— start —
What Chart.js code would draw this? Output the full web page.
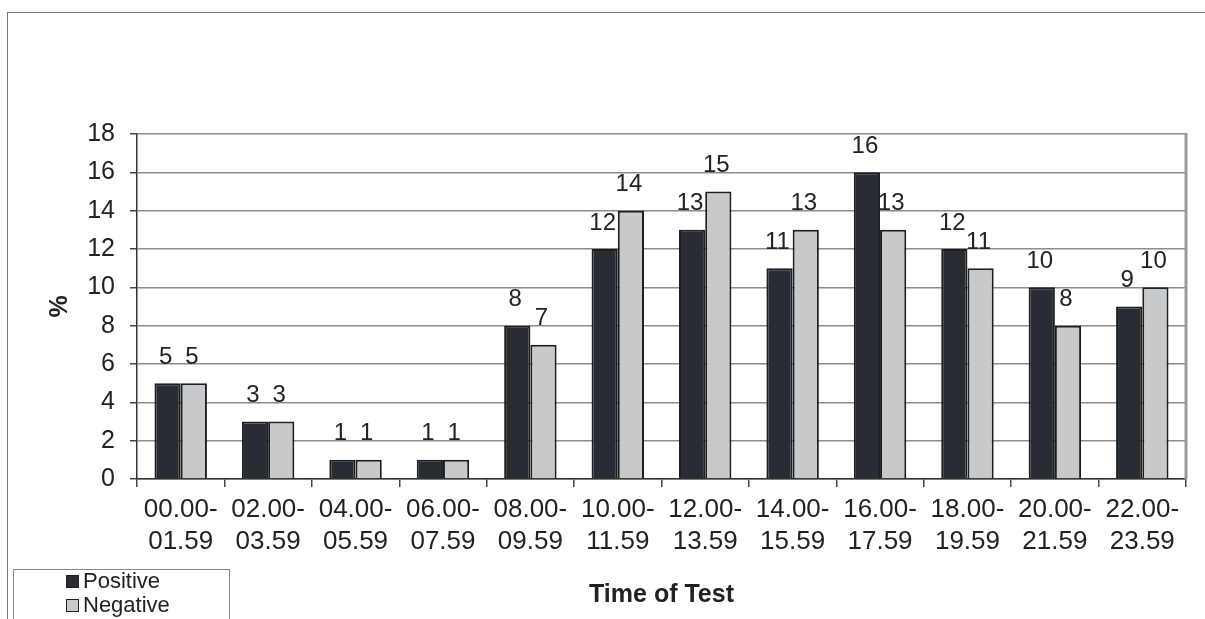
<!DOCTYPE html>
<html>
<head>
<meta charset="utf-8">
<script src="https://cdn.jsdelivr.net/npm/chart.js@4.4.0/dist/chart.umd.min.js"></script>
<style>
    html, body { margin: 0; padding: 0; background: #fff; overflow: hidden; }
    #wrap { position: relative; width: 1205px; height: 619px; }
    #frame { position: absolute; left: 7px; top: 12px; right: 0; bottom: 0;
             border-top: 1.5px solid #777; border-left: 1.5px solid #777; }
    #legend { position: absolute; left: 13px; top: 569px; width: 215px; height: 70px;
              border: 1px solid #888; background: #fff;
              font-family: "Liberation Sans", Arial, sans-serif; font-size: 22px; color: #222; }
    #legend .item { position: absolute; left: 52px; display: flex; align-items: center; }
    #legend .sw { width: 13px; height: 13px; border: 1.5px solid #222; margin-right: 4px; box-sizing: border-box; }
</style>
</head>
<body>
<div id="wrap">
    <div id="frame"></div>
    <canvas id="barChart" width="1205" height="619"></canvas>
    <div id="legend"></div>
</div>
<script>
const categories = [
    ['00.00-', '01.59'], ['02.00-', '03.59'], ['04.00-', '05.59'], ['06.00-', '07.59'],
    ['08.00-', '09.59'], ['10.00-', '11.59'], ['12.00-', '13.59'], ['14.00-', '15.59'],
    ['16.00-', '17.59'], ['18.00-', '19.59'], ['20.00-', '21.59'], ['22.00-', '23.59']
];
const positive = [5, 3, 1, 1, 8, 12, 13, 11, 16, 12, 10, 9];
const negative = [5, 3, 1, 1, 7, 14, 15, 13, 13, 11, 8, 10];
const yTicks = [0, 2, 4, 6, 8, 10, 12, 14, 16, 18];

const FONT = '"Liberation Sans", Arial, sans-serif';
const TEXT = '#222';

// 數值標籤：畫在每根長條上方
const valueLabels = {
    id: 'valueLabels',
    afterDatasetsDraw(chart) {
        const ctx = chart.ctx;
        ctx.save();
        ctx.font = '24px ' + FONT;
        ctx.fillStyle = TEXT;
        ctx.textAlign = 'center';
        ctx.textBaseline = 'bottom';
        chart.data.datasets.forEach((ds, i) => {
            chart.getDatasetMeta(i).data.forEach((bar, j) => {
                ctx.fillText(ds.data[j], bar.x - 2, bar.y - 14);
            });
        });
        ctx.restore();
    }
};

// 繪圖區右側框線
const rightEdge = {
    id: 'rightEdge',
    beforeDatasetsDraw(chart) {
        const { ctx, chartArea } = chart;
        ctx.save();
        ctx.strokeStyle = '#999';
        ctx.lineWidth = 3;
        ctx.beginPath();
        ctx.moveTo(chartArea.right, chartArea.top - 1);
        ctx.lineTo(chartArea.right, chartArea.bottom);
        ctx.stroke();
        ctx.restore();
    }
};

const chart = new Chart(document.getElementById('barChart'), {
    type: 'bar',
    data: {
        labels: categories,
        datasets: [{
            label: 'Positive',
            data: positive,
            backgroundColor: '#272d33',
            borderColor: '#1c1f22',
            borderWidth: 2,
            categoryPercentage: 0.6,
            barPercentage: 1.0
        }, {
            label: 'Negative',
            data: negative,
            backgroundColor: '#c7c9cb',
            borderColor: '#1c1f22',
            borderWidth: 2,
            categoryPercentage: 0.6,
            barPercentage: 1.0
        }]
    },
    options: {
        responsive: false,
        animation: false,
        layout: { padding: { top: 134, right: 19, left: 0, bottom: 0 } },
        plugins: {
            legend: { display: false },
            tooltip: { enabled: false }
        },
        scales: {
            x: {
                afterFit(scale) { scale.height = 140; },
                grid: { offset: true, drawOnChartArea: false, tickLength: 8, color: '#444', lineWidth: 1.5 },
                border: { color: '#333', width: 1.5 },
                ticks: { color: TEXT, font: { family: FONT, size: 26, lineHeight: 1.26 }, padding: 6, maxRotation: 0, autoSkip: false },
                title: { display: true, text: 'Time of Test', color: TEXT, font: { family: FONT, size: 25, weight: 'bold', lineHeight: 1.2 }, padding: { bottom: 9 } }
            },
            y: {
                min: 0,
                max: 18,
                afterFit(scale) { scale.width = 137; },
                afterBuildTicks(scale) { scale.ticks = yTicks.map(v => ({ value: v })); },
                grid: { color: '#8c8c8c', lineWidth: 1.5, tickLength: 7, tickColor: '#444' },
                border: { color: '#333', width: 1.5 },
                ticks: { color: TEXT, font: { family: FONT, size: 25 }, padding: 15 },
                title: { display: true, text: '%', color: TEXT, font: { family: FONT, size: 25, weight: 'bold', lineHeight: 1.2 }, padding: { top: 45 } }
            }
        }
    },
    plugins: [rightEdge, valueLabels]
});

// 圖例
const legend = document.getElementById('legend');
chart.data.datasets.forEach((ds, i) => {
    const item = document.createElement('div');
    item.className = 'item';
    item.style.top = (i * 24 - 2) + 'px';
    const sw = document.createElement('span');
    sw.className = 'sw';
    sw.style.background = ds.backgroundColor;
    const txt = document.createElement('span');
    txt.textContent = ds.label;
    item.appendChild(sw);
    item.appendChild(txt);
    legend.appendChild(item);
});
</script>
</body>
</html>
— end —
# [Short task]
Omitting all images, print the listing exactly.

# [Final answer]
What Chart.js code would draw this? Output the full web page.
<!DOCTYPE html>
<html>
<head>
<meta charset="utf-8">
<script src="https://cdn.jsdelivr.net/npm/chart.js@4.4.0/dist/chart.umd.min.js"></script>
<style>
    html, body { margin: 0; padding: 0; background: #fff; overflow: hidden; }
    #wrap { position: relative; width: 1205px; height: 619px; }
    #frame { position: absolute; left: 7px; top: 12px; right: 0; bottom: 0;
             border-top: 1.5px solid #777; border-left: 1.5px solid #777; }
    #legend { position: absolute; left: 13px; top: 569px; width: 215px; height: 70px;
              border: 1px solid #888; background: #fff;
              font-family: "Liberation Sans", Arial, sans-serif; font-size: 22px; color: #222; }
    #legend .item { position: absolute; left: 52px; display: flex; align-items: center; }
    #legend .sw { width: 13px; height: 13px; border: 1.5px solid #222; margin-right: 4px; box-sizing: border-box; }
</style>
</head>
<body>
<div id="wrap">
    <div id="frame"></div>
    <canvas id="barChart" width="1205" height="619"></canvas>
    <div id="legend"></div>
</div>
<script>
const categories = [
    ['00.00-', '01.59'], ['02.00-', '03.59'], ['04.00-', '05.59'], ['06.00-', '07.59'],
    ['08.00-', '09.59'], ['10.00-', '11.59'], ['12.00-', '13.59'], ['14.00-', '15.59'],
    ['16.00-', '17.59'], ['18.00-', '19.59'], ['20.00-', '21.59'], ['22.00-', '23.59']
];
const positive = [5, 3, 1, 1, 8, 12, 13, 11, 16, 12, 10, 9];
const negative = [5, 3, 1, 1, 7, 14, 15, 13, 13, 11, 8, 10];
const yTicks = [0, 2, 4, 6, 8, 10, 12, 14, 16, 18];

const FONT = '"Liberation Sans", Arial, sans-serif';
const TEXT = '#222';

// 數值標籤：畫在每根長條上方
const valueLabels = {
    id: 'valueLabels',
    afterDatasetsDraw(chart) {
        const ctx = chart.ctx;
        ctx.save();
        ctx.font = '24px ' + FONT;
        ctx.fillStyle = TEXT;
        ctx.textAlign = 'center';
        ctx.textBaseline = 'bottom';
        chart.data.datasets.forEach((ds, i) => {
            chart.getDatasetMeta(i).data.forEach((bar, j) => {
                ctx.fillText(ds.data[j], bar.x - 2, bar.y - 14);
            });
        });
        ctx.restore();
    }
};

// 繪圖區右側框線
const rightEdge = {
    id: 'rightEdge',
    beforeDatasetsDraw(chart) {
        const { ctx, chartArea } = chart;
        ctx.save();
        ctx.strokeStyle = '#999';
        ctx.lineWidth = 3;
        ctx.beginPath();
        ctx.moveTo(chartArea.right, chartArea.top - 1);
        ctx.lineTo(chartArea.right, chartArea.bottom);
        ctx.stroke();
        ctx.restore();
    }
};

const chart = new Chart(document.getElementById('barChart'), {
    type: 'bar',
    data: {
        labels: categories,
        datasets: [{
            label: 'Positive',
            data: positive,
            backgroundColor: '#272d33',
            borderColor: '#1c1f22',
            borderWidth: 2,
            categoryPercentage: 0.6,
            barPercentage: 1.0
        }, {
            label: 'Negative',
            data: negative,
            backgroundColor: '#c7c9cb',
            borderColor: '#1c1f22',
            borderWidth: 2,
            categoryPercentage: 0.6,
            barPercentage: 1.0
        }]
    },
    options: {
        responsive: false,
        animation: false,
        layout: { padding: { top: 134, right: 19, left: 0, bottom: 0 } },
        plugins: {
            legend: { display: false },
            tooltip: { enabled: false }
        },
        scales: {
            x: {
                afterFit(scale) { scale.height = 140; },
                grid: { offset: true, drawOnChartArea: false, tickLength: 8, color: '#444', lineWidth: 1.5 },
                border: { color: '#333', width: 1.5 },
                ticks: { color: TEXT, font: { family: FONT, size: 26, lineHeight: 1.26 }, padding: 6, maxRotation: 0, autoSkip: false },
                title: { display: true, text: 'Time of Test', color: TEXT, font: { family: FONT, size: 25, weight: 'bold', lineHeight: 1.2 }, padding: { bottom: 9 } }
            },
            y: {
                min: 0,
                max: 18,
                afterFit(scale) { scale.width = 137; },
                afterBuildTicks(scale) { scale.ticks = yTicks.map(v => ({ value: v })); },
                grid: { color: '#8c8c8c', lineWidth: 1.5, tickLength: 7, tickColor: '#444' },
                border: { color: '#333', width: 1.5 },
                ticks: { color: TEXT, font: { family: FONT, size: 25 }, padding: 15 },
                title: { display: true, text: '%', color: TEXT, font: { family: FONT, size: 25, weight: 'bold', lineHeight: 1.2 }, padding: { top: 45 } }
            }
        }
    },
    plugins: [rightEdge, valueLabels]
});

// 圖例
const legend = document.getElementById('legend');
chart.data.datasets.forEach((ds, i) => {
    const item = document.createElement('div');
    item.className = 'item';
    item.style.top = (i * 24 - 2) + 'px';
    const sw = document.createElement('span');
    sw.className = 'sw';
    sw.style.background = ds.backgroundColor;
    const txt = document.createElement('span');
    txt.textContent = ds.label;
    item.appendChild(sw);
    item.appendChild(txt);
    legend.appendChild(item);
});
</script>
</body>
</html>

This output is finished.